How to Apply for Financing
The specific application process you follow will vary depending on the type of loan for which you choose to apply. As a general rule, though, you’ll need to follow these steps to get the financing you need:
Prepare Your Business Plan
In most cases, you’ll need to provide a copy of your business plan when you apply for business financing. The lender will want to know why you need the money, how you plan to pay it back, and when you think your business will be profitable enough to pay it back. The more detailed your business plan is, the greater your chances of being approved.
Plan a Presentation
You may need to deliver a presentation explaining your plans for the money and how you intend to pay it back, too. If your lender requires a presentation, take your time putting one together.
Focus on providing all the information they might need. Work on explaining your business and your plans for the money in a clear, confident, and succinct way.
Gather Essential Documents
Make sure you have all your essential documents ready to go. In addition to your business plan, you’ll also need copies of your bank statements and tax returns. You may need a proof-of-collateral letter, too, depending on the type of loan for which you’re applying.
Apply Online or Arrange a Meeting
Now that you have everything you need, it’s time to go ahead and apply for your loan. Sometimes, you can apply for a loan online. If you’re planning to deliver a presentation, though, you’ll need to reach out and schedule a meeting with your lender.
Avoid Common Mistakes
You’ll need to take extra care when filling out your loan application if you want to get the money you need. Be sure to avoid these common mistakes, too:
Not Knowing Your Credit Score
It’s important to check your business and personal credit score and credit report before you apply for any kind of financing. This will help you know what kind of loans are available to you. It also gives you an opportunity to correct any mistakes that might be bringing your score down.
Not Reading the Fine Print
Be sure to read the loan agreement carefully before you sign anything. Know exactly what your interest rate is and when the loan needs to be repaid. If anything seems questionable or you don’t understand something, have your lawyer and/or your accountant look it over for you.
Asking for Too Much
If you ask for more money than you need, or ask for an amount that doesn’t make sense based on the valuation of your business, you’re going to be less likely to get approved. Be smart about the amount of money you request before you start applying for loans.
Making Major Financial Changes
Don’t make major financial changes right before applying for financing, either. This is a huge red flag for most lenders. Don’t run up a bunch of credit card debt, for example. This sends a message to lenders that your business might be unstable and you might be unable to repay the loan.

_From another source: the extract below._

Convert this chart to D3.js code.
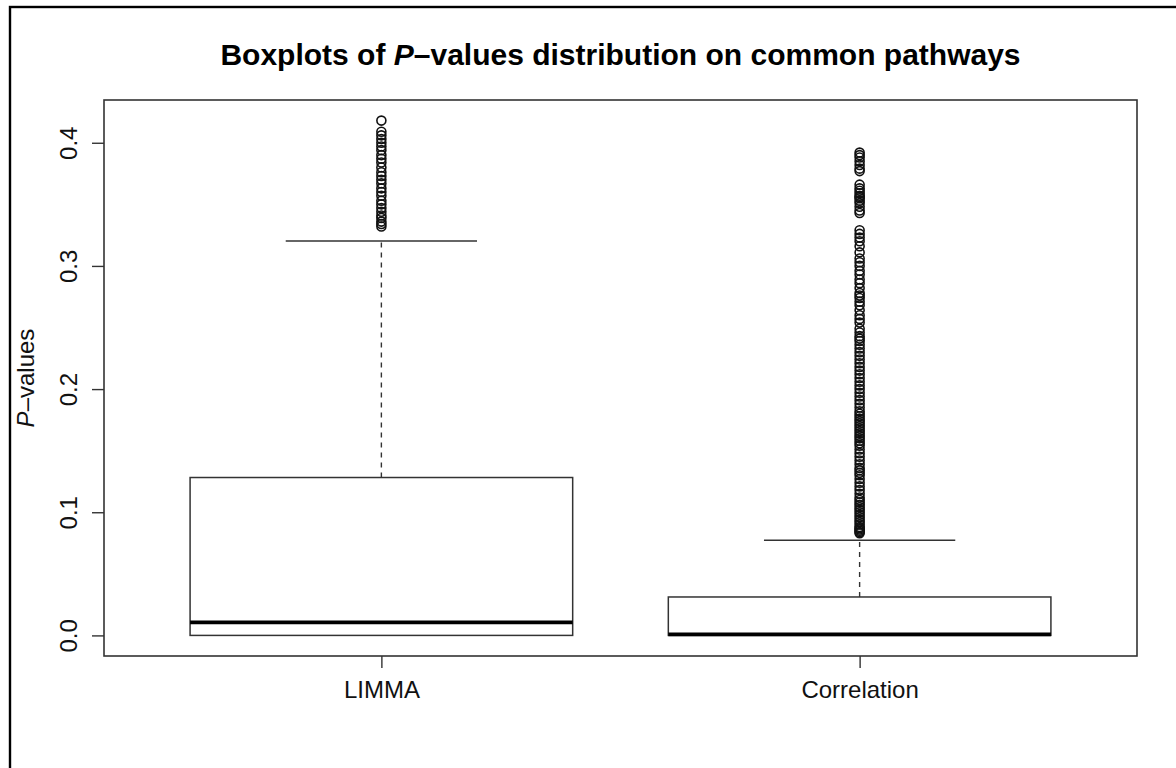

Applying When It’s Too Late
Don’t wait until your business is in financial trouble to apply for funding. If you apply for additional funding when your business is growing and things are looking good, you’ll be much more likely to get what you need than if you wait until you’re heavily in debt or are out of options.
Learn more about the signs that your business is in trouble. Lenders will be on the lookout for these signs and, if they notice them, they might be less likely to approve your loan application.
Get the Business Financing You Need Today
The idea of trying to secure business financing for your startup might seem daunting at first. There are lots of different approaches you can take to get the money needed to start your business or keep it afloat, though. Keep this information in mind as you begin your search to ensure you’re covering all your bases.